タケ坊 さんの感想・評価
3.7
物語 : 4.0
作画 : 3.5
声優 : 4.0
音楽 : 4.0
キャラ : 3.0
状態:観終わった
作風はかなり好みだが少々淡白な印象
☆物語&感想☆
電撃25周年を記念して制作された「キノの旅」リメイク作品。
自分は旧作は未視聴で原作も読んでません。
人気作品ということで期待して観させてもらいましたが、
自分がイメージするラノベアニメらしくない、
よく考えられたエピソードとオチはラノベというより普通の小説に近い感覚を受け、好印象でした。
こういうラノベ原作作品なら今後も大歓迎なんですけど笑
基本1話完結のロードムービー系の物語ですが、
「世界は美しくなんかない。そしてそれ故に、美しい」という言葉通り、
殆どちょっと、いやだいぶおかしな国ばかりでしたね。。
まぁそうでないと話にならないとは思いますが。
時にはそれで良いのか、何だかなぁとモヤッとしたり、
少し考えさせられたり、なるほどと納得させられたり...
色んな国や人々が出てきて興味深かったです。
当然反面教師としての側面が多く、如何に現在住んでいるこの国が作品中の国と比べてまともかと感じますが、
世界を見渡せば自分たち日本人の常識が通用しない、
まともじゃない、作品中にも出てきてもおかしくないような国も結構ありますよね。
それも結局言ってしまえば価値観、歴史、文化、宗教などの違いで、
向こうからすればこっちがおかしい、という見方も出来るわけで。。
で、この作品の良い所は「正しい答えや価値観はこうだ」と一方的な提示はしないで、
観る者がそれぞれどう感じるかを委ねているところですね。
作風としてはとても素晴らしいものですが、個人的に欲を言えばオムニバス形式で構成的には毎回同じなので、
もう少しエピソードにカタルシスを喚起させるようなインパクトがあったらな、と思ったり。
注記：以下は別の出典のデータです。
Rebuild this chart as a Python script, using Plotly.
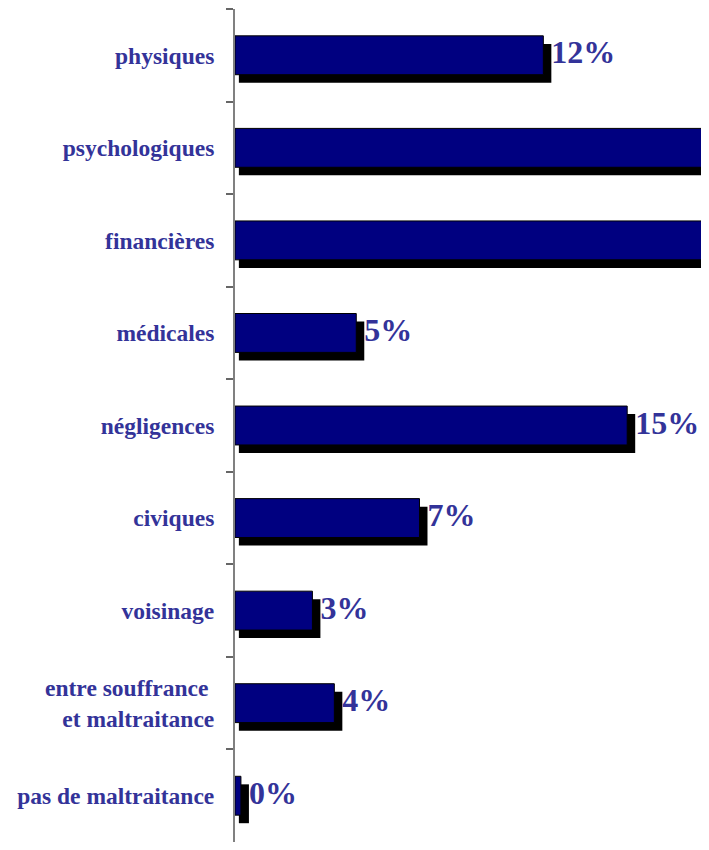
import plotly.graph_objects as go

# Catégories et valeurs (en %)
categories = ["physiques", "psychologiques", "financières", "médicales", "négligences",
              "civiques", "voisinage", "entre souffrance <br> et maltraitance", "pas de maltraitance"]
valeurs = [11.95, 21.0, 20.0, 4.7, 15.2, 7.15, 3.0, 3.85, 0.23]
# les étiquettes des deux barres coupées ne sont pas visibles sur l'original
etiquettes = ["12%", "", "", "5%", "15%", "7%", "3%", "4%", "0%"]

police = "Liberation Serif, Times New Roman, serif"
bleu_texte = "#333399"

fig = go.Figure()

# Ombre portée (noire), décalée à droite et vers le bas
fig.add_trace(go.Bar(
    y=categories, x=[v + 0.16 for v in valeurs], base=[0.15] * len(valeurs),
    orientation="h", width=0.42, offset=-0.21 + 0.087,
    marker=dict(color="black", line=dict(width=0)),
    hoverinfo="skip", showlegend=False,
))

# Barres principales
fig.add_trace(go.Bar(
    y=categories, x=valeurs, orientation="h", width=0.42, offset=-0.21,
    marker=dict(color="#000080", line=dict(color="black", width=1)),
    showlegend=False,
))

# Étiquettes des valeurs
fig.add_trace(go.Scatter(
    y=categories, x=[v + 0.31 for v in valeurs], mode="text",
    text=etiquettes, textposition="middle right",
    textfont=dict(family=police, size=32, color=bleu_texte, weight="bold"),
    showlegend=False, hoverinfo="skip",
))

fig.update_layout(
    width=693, height=834,
    margin=dict(l=227, r=0, t=1, b=0),
    barmode="overlay",
    plot_bgcolor="white", paper_bgcolor="white",
    xaxis=dict(range=[0, 18.06], showticklabels=False, showgrid=False,
               zeroline=False, showline=False, ticks=""),
    yaxis=dict(autorange="reversed", showgrid=False, zeroline=False,
               showline=True, linecolor="#808080", linewidth=2,
               ticks="outside", tickson="boundaries", ticklen=7,
               tickcolor="#666666", tickwidth=2, ticklabelstandoff=14,
               tickfont=dict(family=police, size=23.5, color=bleu_texte, weight="bold")),
)

fig.write_html("out.html")
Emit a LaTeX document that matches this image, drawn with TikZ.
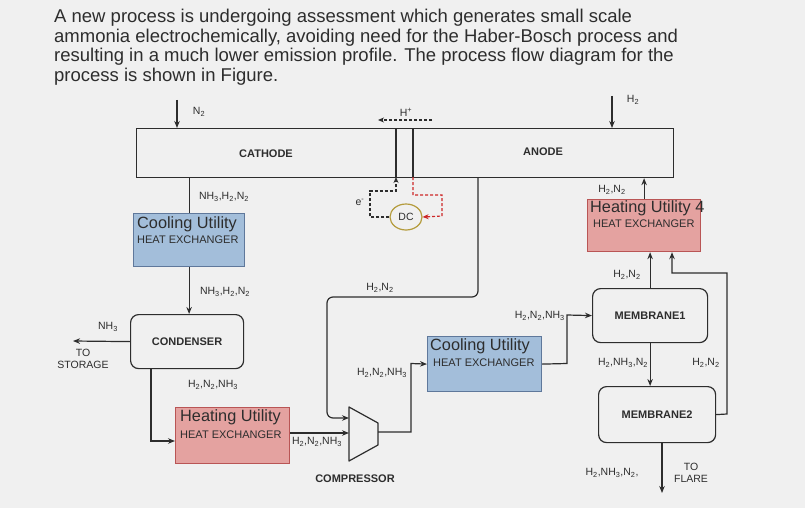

小説として読むぶんには恐らくこれで何も問題ないんだと思いますが、
アニメとして週一で観るぶんには少々淡白というか、あと一歩突き抜けた爆発力があれば、とも。。
最終話が何故あのエピソードなのか、っていうのも少々疑問。
☆声優☆
キノの声優が悠木碧っていうのは、最初は気付かなくて驚きました。
これまでの役柄は大抵聞けば判る感じの声だったので、
改めて演技と声のトーンの幅広さを感じました。
最終話の羊に何故あんな豪華なキャスティングをしたのか...意味が解らない笑
☆キャラ☆
オムニバス形式かつ物語の内容上、そもそもあまり各キャラを堪能するという感じの作品じゃないのかなと。
主人公キノの過去なども描かれてはいましたが、
物語の中でキノが殆ど傍観者的な立場で、
主体的に何かをやろうとする訳でもなく受け身なのは、
当然一旅人で部外者なので当たり前なんですが、存在感が薄くやや物足りないと感じることも。
これは師匠のエピソードが面白かったから、余計にそう思えるのかもしれません。
基本的にあまり感情を表に出さないタイプで何考えてるかは語らないですし、
途中で出てきたキャラも同様にフラットな感じで少し淡白な印象。
これはキャラの言葉より観た人間それぞれが感じたり考えてもらいたいという作者の意向なのは明らかですが、
一般的なアニメ作品として言えば、自分はキャラの台詞や思いに感情移入したり共感できるか等を重視するので、
点数としてはそんなに高くは付けれません。
フラットな点数、が妥当かと。
☆作画☆
人物、背景にCG、全般的に際立った所は無いものの悪くもないといった仕上がりだと思います。
☆音楽☆
やなぎなぎのOP、EDが作品の世界観には凄く良く合っていますね。
BGMではジムノペディ風の浮遊感のあるメロディなどが、なかなか印象的で良かったです。
もしかしたら、って言うか旧作観てからの方がもっと楽しめたかもしれませんね。
機会があれば観てみようかなと思います。